EXERCISE GOAL - Return only the lines between the line holding "Reproduce this chart with matplotlib." and the line holding "end = pd.Timestamp('2025-10-20 08:49:37')", the two boundary lines included, exactly as they appear.

───

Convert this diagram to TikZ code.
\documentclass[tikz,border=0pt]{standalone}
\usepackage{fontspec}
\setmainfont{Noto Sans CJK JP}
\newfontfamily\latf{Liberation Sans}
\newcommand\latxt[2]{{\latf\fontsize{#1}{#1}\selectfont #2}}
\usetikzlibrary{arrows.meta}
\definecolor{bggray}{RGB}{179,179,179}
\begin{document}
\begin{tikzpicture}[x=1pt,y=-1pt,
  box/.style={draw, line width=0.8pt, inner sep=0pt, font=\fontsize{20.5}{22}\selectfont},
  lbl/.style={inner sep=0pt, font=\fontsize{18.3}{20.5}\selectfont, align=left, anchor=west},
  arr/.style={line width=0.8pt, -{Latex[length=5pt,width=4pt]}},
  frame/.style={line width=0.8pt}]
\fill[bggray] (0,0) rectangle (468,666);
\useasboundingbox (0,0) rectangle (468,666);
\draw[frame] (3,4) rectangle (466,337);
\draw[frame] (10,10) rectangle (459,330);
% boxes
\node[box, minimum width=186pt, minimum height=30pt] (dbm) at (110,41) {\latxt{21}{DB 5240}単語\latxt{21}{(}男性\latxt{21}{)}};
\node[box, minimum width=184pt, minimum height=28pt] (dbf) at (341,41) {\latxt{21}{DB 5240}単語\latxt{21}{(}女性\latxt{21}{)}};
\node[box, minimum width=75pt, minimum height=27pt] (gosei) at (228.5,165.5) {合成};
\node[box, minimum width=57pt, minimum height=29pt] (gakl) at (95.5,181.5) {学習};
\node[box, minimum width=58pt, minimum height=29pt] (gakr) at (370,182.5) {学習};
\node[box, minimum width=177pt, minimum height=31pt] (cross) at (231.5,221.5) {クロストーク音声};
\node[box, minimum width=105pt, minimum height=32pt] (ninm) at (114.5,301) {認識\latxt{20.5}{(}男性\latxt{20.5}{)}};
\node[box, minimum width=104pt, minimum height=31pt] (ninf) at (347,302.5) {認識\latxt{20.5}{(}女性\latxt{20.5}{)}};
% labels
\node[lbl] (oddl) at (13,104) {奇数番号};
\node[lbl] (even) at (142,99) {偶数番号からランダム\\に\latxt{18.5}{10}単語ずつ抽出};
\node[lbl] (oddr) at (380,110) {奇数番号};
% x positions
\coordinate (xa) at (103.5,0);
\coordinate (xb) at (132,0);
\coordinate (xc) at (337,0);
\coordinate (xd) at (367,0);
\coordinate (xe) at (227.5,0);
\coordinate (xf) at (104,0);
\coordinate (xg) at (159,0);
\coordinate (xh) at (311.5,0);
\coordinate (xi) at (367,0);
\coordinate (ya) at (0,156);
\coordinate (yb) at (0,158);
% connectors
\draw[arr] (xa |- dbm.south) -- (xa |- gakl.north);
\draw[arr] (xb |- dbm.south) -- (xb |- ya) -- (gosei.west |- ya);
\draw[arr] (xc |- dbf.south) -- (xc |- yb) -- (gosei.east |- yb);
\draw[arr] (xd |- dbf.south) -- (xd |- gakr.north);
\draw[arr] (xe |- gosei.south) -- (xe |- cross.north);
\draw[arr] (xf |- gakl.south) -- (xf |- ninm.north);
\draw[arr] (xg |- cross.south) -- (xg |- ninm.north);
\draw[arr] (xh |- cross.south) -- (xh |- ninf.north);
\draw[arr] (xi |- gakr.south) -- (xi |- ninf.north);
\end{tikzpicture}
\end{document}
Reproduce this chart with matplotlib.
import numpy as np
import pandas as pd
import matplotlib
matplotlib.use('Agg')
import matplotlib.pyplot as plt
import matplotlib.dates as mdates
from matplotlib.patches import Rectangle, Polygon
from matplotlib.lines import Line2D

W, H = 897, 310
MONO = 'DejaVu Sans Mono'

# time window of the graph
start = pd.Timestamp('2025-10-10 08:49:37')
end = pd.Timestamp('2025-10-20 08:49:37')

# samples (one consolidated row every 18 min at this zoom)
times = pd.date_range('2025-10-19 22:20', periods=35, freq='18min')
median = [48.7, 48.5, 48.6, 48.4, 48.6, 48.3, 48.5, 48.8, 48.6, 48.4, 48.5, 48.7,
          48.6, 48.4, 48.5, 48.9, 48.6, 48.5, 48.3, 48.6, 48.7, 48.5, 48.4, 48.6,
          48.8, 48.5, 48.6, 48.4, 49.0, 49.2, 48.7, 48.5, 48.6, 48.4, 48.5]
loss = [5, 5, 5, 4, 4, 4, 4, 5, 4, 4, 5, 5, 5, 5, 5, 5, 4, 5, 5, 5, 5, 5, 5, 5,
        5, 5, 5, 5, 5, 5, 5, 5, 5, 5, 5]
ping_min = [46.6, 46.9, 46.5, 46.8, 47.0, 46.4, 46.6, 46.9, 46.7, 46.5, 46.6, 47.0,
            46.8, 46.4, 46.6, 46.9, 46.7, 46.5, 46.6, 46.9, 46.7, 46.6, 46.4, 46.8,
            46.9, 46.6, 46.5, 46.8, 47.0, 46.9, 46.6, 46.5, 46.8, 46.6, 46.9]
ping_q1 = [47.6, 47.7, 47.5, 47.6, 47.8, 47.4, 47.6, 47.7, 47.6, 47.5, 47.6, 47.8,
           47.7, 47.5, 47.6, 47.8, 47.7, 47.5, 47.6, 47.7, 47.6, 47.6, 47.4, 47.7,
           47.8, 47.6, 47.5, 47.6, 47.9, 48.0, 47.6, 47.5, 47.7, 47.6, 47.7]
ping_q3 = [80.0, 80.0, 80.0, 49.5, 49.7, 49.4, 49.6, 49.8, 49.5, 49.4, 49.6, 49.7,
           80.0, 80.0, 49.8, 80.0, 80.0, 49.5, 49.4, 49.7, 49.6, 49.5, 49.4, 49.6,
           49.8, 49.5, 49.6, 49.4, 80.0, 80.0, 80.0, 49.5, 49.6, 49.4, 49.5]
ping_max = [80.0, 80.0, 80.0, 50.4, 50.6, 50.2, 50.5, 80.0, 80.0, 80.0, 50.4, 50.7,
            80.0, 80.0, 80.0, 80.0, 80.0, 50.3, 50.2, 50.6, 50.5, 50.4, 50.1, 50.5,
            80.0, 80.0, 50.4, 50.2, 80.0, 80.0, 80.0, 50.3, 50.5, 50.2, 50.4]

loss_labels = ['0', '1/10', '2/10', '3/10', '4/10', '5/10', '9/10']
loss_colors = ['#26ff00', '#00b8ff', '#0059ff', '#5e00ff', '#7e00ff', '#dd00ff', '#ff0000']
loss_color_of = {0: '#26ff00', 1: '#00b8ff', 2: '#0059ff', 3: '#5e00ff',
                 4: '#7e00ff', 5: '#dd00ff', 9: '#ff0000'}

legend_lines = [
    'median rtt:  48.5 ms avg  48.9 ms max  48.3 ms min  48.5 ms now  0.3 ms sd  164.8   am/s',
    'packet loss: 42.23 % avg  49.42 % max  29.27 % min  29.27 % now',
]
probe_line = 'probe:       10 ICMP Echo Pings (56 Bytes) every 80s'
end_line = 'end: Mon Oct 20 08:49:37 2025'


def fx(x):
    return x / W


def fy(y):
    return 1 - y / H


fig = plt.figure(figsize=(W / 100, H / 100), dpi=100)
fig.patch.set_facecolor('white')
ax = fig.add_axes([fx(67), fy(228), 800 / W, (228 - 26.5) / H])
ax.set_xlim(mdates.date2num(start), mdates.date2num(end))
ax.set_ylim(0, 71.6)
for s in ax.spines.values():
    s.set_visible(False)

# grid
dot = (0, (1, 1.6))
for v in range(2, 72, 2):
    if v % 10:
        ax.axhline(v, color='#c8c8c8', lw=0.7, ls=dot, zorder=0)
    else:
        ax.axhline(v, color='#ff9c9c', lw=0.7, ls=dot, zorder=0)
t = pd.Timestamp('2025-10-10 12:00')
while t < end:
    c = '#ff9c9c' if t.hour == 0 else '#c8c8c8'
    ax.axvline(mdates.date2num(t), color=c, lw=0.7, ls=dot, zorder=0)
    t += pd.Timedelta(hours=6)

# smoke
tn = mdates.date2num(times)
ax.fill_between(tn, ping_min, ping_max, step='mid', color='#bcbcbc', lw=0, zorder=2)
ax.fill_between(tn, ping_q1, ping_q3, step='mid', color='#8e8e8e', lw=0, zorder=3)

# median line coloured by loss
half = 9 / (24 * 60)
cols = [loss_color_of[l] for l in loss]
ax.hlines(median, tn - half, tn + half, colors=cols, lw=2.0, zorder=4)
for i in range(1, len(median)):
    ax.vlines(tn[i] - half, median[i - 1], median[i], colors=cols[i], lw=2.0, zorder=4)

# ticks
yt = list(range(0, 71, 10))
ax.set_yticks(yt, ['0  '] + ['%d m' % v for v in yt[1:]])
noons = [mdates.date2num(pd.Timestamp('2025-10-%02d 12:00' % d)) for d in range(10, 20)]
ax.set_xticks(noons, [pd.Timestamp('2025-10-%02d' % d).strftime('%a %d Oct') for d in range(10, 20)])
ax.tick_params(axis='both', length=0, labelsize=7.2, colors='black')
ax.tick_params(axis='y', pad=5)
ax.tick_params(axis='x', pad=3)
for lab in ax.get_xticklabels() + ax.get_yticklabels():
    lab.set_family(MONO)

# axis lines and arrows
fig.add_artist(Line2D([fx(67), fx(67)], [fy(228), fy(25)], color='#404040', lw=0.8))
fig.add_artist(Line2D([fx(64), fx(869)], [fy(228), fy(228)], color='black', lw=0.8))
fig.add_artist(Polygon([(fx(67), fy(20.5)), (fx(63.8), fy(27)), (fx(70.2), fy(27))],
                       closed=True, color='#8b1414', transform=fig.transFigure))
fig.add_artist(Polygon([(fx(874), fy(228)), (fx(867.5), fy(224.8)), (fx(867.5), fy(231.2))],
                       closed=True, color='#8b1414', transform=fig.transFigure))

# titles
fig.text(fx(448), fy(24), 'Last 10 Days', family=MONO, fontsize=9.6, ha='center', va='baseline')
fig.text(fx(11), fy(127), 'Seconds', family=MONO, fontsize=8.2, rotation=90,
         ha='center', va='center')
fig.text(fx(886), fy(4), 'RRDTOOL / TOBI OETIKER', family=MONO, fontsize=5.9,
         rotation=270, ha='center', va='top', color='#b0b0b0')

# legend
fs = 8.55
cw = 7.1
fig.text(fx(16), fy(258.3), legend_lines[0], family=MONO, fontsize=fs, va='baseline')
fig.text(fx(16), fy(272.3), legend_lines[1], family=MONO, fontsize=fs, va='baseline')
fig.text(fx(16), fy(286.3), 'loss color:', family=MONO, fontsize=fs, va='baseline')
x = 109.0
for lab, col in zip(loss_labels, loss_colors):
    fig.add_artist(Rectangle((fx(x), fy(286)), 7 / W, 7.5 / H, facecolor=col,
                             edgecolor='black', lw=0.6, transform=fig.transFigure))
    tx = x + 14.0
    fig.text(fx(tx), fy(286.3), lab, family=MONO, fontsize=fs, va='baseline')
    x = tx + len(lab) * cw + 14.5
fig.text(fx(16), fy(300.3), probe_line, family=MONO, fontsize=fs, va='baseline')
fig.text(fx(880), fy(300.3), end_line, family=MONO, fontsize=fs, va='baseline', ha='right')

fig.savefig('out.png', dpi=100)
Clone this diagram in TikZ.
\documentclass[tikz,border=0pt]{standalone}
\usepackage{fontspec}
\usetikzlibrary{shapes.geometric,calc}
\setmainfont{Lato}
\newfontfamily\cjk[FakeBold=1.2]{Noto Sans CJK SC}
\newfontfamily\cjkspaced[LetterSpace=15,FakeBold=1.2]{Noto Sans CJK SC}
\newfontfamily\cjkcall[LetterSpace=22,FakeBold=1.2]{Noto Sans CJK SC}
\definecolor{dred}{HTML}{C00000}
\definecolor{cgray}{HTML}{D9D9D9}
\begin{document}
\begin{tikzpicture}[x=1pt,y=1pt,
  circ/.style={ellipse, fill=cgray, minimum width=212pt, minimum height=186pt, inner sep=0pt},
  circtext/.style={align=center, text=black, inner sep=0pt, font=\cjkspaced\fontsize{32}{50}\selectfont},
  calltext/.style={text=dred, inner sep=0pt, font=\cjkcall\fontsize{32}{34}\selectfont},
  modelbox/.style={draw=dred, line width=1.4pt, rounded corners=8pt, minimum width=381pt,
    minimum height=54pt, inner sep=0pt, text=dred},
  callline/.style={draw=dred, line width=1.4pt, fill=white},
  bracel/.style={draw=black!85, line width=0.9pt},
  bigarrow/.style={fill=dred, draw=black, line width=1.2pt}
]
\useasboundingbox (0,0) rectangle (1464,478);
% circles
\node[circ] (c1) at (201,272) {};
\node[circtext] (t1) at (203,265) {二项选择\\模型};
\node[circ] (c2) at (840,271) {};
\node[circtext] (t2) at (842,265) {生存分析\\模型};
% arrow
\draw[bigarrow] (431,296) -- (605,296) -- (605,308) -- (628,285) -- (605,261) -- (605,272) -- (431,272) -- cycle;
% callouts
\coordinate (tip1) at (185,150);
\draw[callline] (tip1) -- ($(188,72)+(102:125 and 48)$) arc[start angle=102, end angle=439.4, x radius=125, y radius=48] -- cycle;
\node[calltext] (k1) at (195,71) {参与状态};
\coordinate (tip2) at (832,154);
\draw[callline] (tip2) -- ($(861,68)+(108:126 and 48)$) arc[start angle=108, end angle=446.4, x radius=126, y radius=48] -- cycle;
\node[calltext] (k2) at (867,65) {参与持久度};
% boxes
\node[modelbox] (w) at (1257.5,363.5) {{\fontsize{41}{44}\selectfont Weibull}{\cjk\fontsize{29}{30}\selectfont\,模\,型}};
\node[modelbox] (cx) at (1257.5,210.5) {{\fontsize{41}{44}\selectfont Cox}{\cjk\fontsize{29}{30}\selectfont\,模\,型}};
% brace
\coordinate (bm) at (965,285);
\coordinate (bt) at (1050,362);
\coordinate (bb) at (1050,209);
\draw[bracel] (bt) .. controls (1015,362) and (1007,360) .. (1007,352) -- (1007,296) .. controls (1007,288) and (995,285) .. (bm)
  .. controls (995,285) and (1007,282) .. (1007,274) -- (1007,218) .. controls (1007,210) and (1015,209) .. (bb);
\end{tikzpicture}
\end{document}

───

RESPONSE TO THE TASK -
Reproduce this chart with matplotlib.
import numpy as np
import pandas as pd
import matplotlib
matplotlib.use('Agg')
import matplotlib.pyplot as plt
import matplotlib.dates as mdates
from matplotlib.patches import Rectangle, Polygon
from matplotlib.lines import Line2D

W, H = 897, 310
MONO = 'DejaVu Sans Mono'

# time window of the graph
start = pd.Timestamp('2025-10-10 08:49:37')
end = pd.Timestamp('2025-10-20 08:49:37')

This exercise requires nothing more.